I really wanted to like Rescue Dawn, a movie now in theaters. I loved the director's Werner Hertzog's recent documentary Grizzly Man and was looking forward to seeing the same psychological insight brought to bear in the amazing true story of Vietnam P.O.W., Dieter Dengler. But, alas, Rescue Dawn was astoundingly uninsightful, as the incredible tumble of true story details crowds out any effort to actually create a story here.
A story is something that has meaning. It is communicating some kind of lesson about human life. The storyteller selects details that support that meaning. This is how stories are "better than real." The lessons of real life are mostly unknown to us because we have a perspective that is limited by time and access. Stories correct these problems and allow us to apprehend kharma.
Like pretty much every bio-pic about an extraordinary character, Rescue Dawn's main challenge was having too much story. It's interesting how most made up stories that come across my desk for the screen, end up not having enough story. But true stories almost always have too much to work with. So, in this project, the filmmakers were in such a rush to squeeze in all the cool memories that Dieter had about his nightmarish experience getting shot down, tortured, imprisoned and then escaping from the Viet Kong, that they don't have any time to make sense out of it all for us. When I was leaving the theater with my group of five female friends, all of whom work in the business, the most oft-repeated comment was of the "What was that about?" variety. We spent several minutes afterward trying to come up with some theme that could pull together all the events in the film. We came up with that Rescue Dawn is about how a human being can survive pretty much everything if only he has...what? But this was the problem. The filmmakers didn't seem to know.

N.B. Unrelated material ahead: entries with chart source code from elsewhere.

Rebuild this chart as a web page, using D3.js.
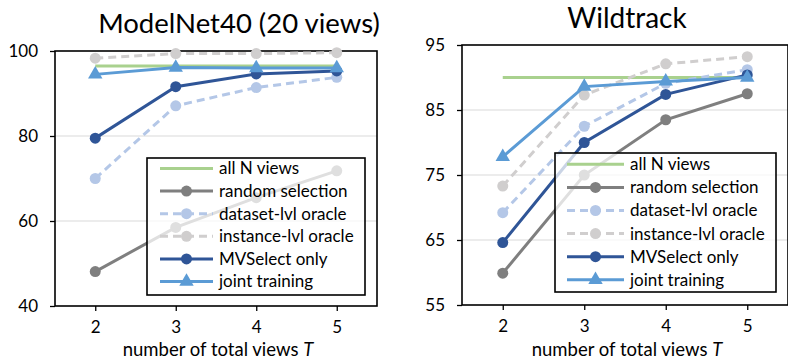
<!DOCTYPE html>
<html><head><meta charset="utf-8">
<script src="https://cdn.jsdelivr.net/npm/d3@7"></script>
<style>
body{margin:0;background:#fff;}
svg{display:block;font-family:Lato,"Open Sans",sans-serif;}
</style></head>
<body><svg id="c" width="788" height="358"></svg>
<script>
const categories = [2, 3, 4, 5];
const seriesNames = ["all N views","random selection","dataset-lvl oracle","instance-lvl oracle","MVSelect only","joint training"];
const seriesColors = ["#a9d18e","#7f7f7f","#b4c7e7","#d0cece","#2f5597","#5b9bd5"];
const seriesDashed = [false,false,true,true,false,false];
const seriesMarker = ["none","circle","circle","circle","circle","triangle"];

const modelnetTitle = "ModelNet40 (20 views)";
const modelnetTicks = [40, 60, 80, 100];
const modelnetAll = [96.5, 96.5, 96.5, 96.5];
const modelnetRandom = [48.1, 58.5, 65.5, 71.8];
const modelnetDataset = [70.0, 87.1, 91.4, 93.8];
const modelnetInstance = [98.3, 99.4, 99.4, 99.6];
const modelnetMVSelect = [79.5, 91.6, 94.6, 95.3];
const modelnetJoint = [94.5, 96.1, 96.0, 96.0];

const wildTitle = "Wildtrack";
const wildTicks = [55, 65, 75, 85, 95];
const wildAll = [90.0, 90.0, 90.0, 90.0];
const wildRandom = [59.9, 75.0, 83.5, 87.5];
const wildDataset = [69.2, 82.5, 89.1, 91.2];
const wildInstance = [73.3, 87.3, 92.1, 93.2];
const wildMVSelect = [64.6, 80.0, 87.4, 90.4];
const wildJoint = [77.8, 88.6, 89.4, 90.0];

const xTitle = "number of total views ";
const xTitleVar = "T";

const svg = d3.select("#c");

function drawPanel(cfg){
  const g = svg.append("g");
  const x = d3.scalePoint().domain(categories).range([cfg.left, cfg.right]).padding(0.5);
  const y = d3.scaleLinear().domain([cfg.ticks[0], cfg.ticks[cfg.ticks.length-1]]).range([cfg.bottom, cfg.top]);

  // gridlines
  g.append("g").selectAll("line").data(cfg.ticks.slice(1,-1)).join("line")
    .attr("x1", cfg.left).attr("x2", cfg.right)
    .attr("y1", d=>y(d)).attr("y2", d=>y(d))
    .attr("stroke", "#d9d9d9").attr("stroke-width", 1.2);

  // axes
  const ya = g.append("g").attr("transform", `translate(${cfg.left},0)`)
    .call(d3.axisLeft(y).tickValues(cfg.ticks).tickSize(5).tickPadding(12));
  ya.select(".domain").remove();
  ya.selectAll(".tick line").attr("stroke", "#000").attr("stroke-width", 1.3);
  ya.selectAll("text").attr("font-size", 17).attr("fill", "#000").attr("font-family", "Lato,sans-serif");

  const xa = g.append("g").attr("transform", `translate(0,${cfg.bottom})`)
    .call(d3.axisBottom(x).tickSize(5).tickPadding(10));
  xa.select(".domain").remove();
  xa.selectAll(".tick line").attr("stroke", "#000").attr("stroke-width", 1.3);
  xa.selectAll("text").attr("font-size", 17).attr("fill", "#000").attr("font-family", "Lato,sans-serif");

  // frame
  g.append("rect").attr("x", cfg.left).attr("y", cfg.top)
    .attr("width", cfg.right - cfg.left).attr("height", cfg.bottom - cfg.top)
    .attr("fill", "none").attr("stroke", "#000").attr("stroke-width", 1.6);

  // series
  const line = d3.line().x((d,i)=>x(categories[i])).y(d=>y(d));
  cfg.series.forEach((vals, si) => {
    const col = seriesColors[si];
    g.append("path").attr("d", line(vals)).attr("fill", "none")
      .attr("stroke", col).attr("stroke-width", 3)
      .attr("stroke-dasharray", seriesDashed[si] ? "8,5" : null);
    if (seriesMarker[si] === "circle") {
      g.append("g").selectAll("circle").data(vals).join("circle")
        .attr("cx", (d,i)=>x(categories[i])).attr("cy", d=>y(d)).attr("r", 5.5).attr("fill", col);
    } else if (seriesMarker[si] === "triangle") {
      g.append("g").selectAll("path").data(vals).join("path")
        .attr("transform", (d,i)=>`translate(${x(categories[i])},${y(d)})`)
        .attr("d", d3.symbol(d3.symbolTriangle, 90)).attr("fill", col);
    }
  });

  // title
  g.append("text").attr("x", cfg.titleX).attr("y", cfg.titleY).attr("text-anchor", "middle")
    .attr("font-size", cfg.titleSize).attr("fill", "#000").text(cfg.title);

  // x title
  const xt = g.append("text").attr("x", (cfg.left + cfg.right)/2 + 2).attr("y", 355.5)
    .attr("text-anchor", "middle").attr("font-size", 18.5).attr("fill", "#000");
  xt.append("tspan").text(xTitle);
  xt.append("tspan").attr("font-style", "italic").text(xTitleVar);

  // legend
  const L = cfg.legend;
  const lg = g.append("g");
  lg.append("rect").attr("x", L.x).attr("y", L.y).attr("width", L.w).attr("height", L.h)
    .attr("fill", "#fff").attr("fill-opacity", 0.75).attr("stroke", "#000").attr("stroke-width", 1.6);
  seriesNames.forEach((name, si) => {
    const ry = L.y + L.first + si * L.step;
    const col = seriesColors[si];
    lg.append("line").attr("x1", L.x + L.l0).attr("x2", L.x + L.l1).attr("y1", ry).attr("y2", ry)
      .attr("stroke", col).attr("stroke-width", 3)
      .attr("stroke-dasharray", seriesDashed[si] ? "8,5" : null);
    const mx = L.x + (L.l0 + L.l1)/2;
    if (seriesMarker[si] === "circle") {
      lg.append("circle").attr("cx", mx).attr("cy", ry).attr("r", 5.5).attr("fill", col);
    } else if (seriesMarker[si] === "triangle") {
      lg.append("path").attr("transform", `translate(${mx},${ry})`)
        .attr("d", d3.symbol(d3.symbolTriangle, 90)).attr("fill", col);
    }
    lg.append("text").attr("x", L.x + L.l1 + 6).attr("y", ry).attr("dy", "0.35em")
      .attr("font-size", 17).attr("fill", "#000").text(name);
  });
}

drawPanel({
  left: 55, right: 377, top: 51, bottom: 306,
  ticks: modelnetTicks, title: modelnetTitle, titleX: 239, titleY: 33, titleSize: 27.5,
  series: [modelnetAll, modelnetRandom, modelnetDataset, modelnetInstance, modelnetMVSelect, modelnetJoint],
  legend: {x: 147, y: 158, w: 218, h: 137, first: 10.5, step: 22.6, l0: 13, l1: 66}
});
drawPanel({
  left: 462, right: 788, top: 45, bottom: 305,
  ticks: wildTicks, title: wildTitle, titleX: 627, titleY: 28, titleSize: 28,
  series: [wildAll, wildRandom, wildDataset, wildInstance, wildMVSelect, wildJoint],
  legend: {x: 555, y: 153, w: 221, h: 139, first: 11.3, step: 23.1, l0: 12, l1: 69}
});
</script></body></html>
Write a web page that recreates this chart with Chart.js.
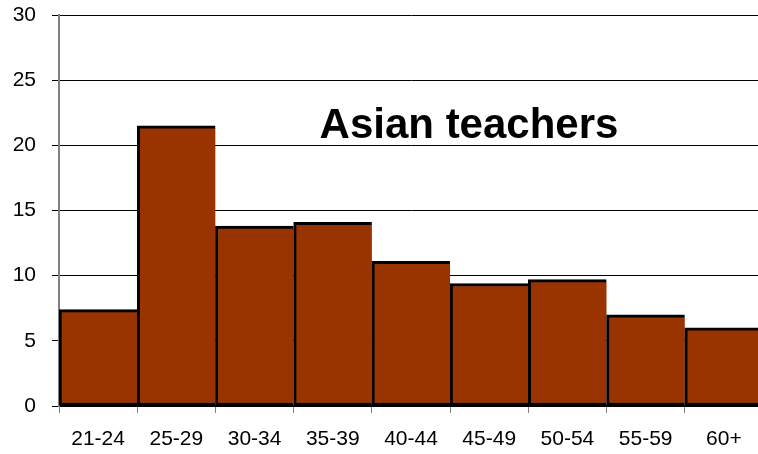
<!DOCTYPE html>
<html>
<head>
<meta charset="utf-8">
<script src="https://cdn.jsdelivr.net/npm/chart.js@4/dist/chart.umd.min.js"></script>
<style>
html,body{margin:0;padding:0;background:#fff;overflow:hidden;}
#wrap{position:relative;width:766px;height:454px;}
</style>
</head>
<body>
<div id="wrap"><canvas id="c" width="766" height="454"></canvas></div>
<script>
const categories = ["21-24","25-29","30-34","35-39","40-44","45-49","50-54","55-59","60+"];
const asianTeachers = [7.4, 21.5, 13.8, 14.1, 11.1, 9.4, 9.7, 7.0, 6.0];
const yTicks = [0, 5, 10, 15, 20, 25, 30];
const chartTitle = "Asian teachers";

const titlePlugin = {
  id: 'inTitle',
  afterDraw(chart) {
    const ctx = chart.ctx;
    ctx.save();
    ctx.font = 'bold 42px "Liberation Sans", Arial, sans-serif';
    ctx.fillStyle = '#000';
    ctx.textAlign = 'center';
    ctx.textBaseline = 'alphabetic';
    ctx.fillText(chartTitle, 469, 138);
    ctx.restore();
  }
};

new Chart(document.getElementById('c'), {
  type: 'bar',
  data: {
    labels: categories,
    datasets: [{
      data: asianTeachers,
      backgroundColor: '#993300',
      borderColor: '#000000',
      borderWidth: { top: 3, left: 3, right: 0, bottom: 3 },
      borderSkipped: false,
      barPercentage: 1,
      categoryPercentage: 1
    }]
  },
  options: {
    responsive: false,
    animation: false,
    layout: { padding: { left: 0, right: 3, top: 15, bottom: 0 } },
    plugins: { legend: { display: false }, tooltip: { enabled: false }, title: { display: false } },
    scales: {
      x: {
        offset: true,
        grid: { offset: true, drawOnChartArea: false, drawTicks: true, tickLength: 7, color: '#808080', lineWidth: 1 },
        border: { display: true, color: '#000000', width: 2 },
        ticks: { color: '#000', font: { family: '"Liberation Sans", Arial, sans-serif', size: 21 }, padding: 14, maxRotation: 0, autoSkip: false },
        afterFit(s) { s.height = 48; s.paddingLeft = 0; s.paddingRight = 0; }
      },
      y: {
        min: 0, max: 30,
        afterBuildTicks(s) { s.ticks = yTicks.map(v => ({ value: v })); },
        grid: { color: '#000000', lineWidth: 1, drawTicks: true, tickLength: 7 },
        border: { display: true, color: '#808080', width: 2 },
        ticks: { color: '#000', font: { family: '"Liberation Sans", Arial, sans-serif', size: 21 }, padding: 16 },
        afterFit(s) { s.width = 59; s.paddingTop = 0; s.paddingBottom = 0; }
      }
    }
  },
  plugins: [titlePlugin]
});
</script>
</body>
</html>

Dieter's character lacks an arc. He doesn't change at all from the beginning of his horrific experiences to the end. He just survives. A story would have identified the thing that Dieter is living for that allows him to survive. Is it love, or patriotism, or faith in God, or friendship, or passion for life that allows Dieter to keep on struggling? The film makes a wave at each of these, but never takes a position on how Dieter needs to grow to survive. Is isn't enough to expect the viewer's to root to have a character's body saved. We want to know that his soul has been saved, and the lack of this is ultimately what makes Rescue Dawn fall flat.
Hence, the movie is a harrowing litany of the details of one man's life, that left me never feeling real empathy for him. In the mad rush of getting beaten and starved and chased and shot and starving and pulling slugs off his body and watching friends get killed, Dieter remains spiritually inaccessible to the audience. I mean spiritually here in the sense of human spirit, not religiously.
I find this a perplexing misstep from director Hertzog, because he managed to make such a profound statement about the human spirit's longing for meaning in Grizzly Man. That project summed up for me the thesis of Fr. Benedict Groeschel that, "If you don't give people the good God, they'll make themselves a bad one." Rescue Dawn has a hundred times as many dramatic events as Grizzly man, but not a tenth of the story.
The production elements are okay. Clearly, they didn't have enough budget to tell the story better. The paltry number of actors used in the prison camp, and the reliance on the jungle as the principle set made the low budget very obvious. The acting from Christian Bale and Steven Zahn (who lost forty pounds to play the role!) were as best as can be expected considering that they too didn't know the point of their character's adventures. The rest of the acting was uneven and, in the case of the Laotian cast, pretty bad. I recall being annoyed at the score at one point, finding it over the top.
From a writing standpoint, I thought the whole prison camp sequence was over-long and actually got boring for lack of information. It relied too heavily on the occasional moments of Viet Kong brutality to keep the pacing going. I thought the ending was unsatisfying, because, again, it just felt like the movie stopped, but didn't end, in the sense of telling me what the point of the whole journey had been.
Parents and the squeamish should know that there are disturbing - although mostly unbloody to keep the PG-13 rating - sequences of torture and of what men will try to eat when they are starving. Think living squirmy things. There is a lot of talk about bodily excretions and some vulgar language.
I can't recommend Rescue Dawn. It will fade fast and you won't have missed anything by missing it.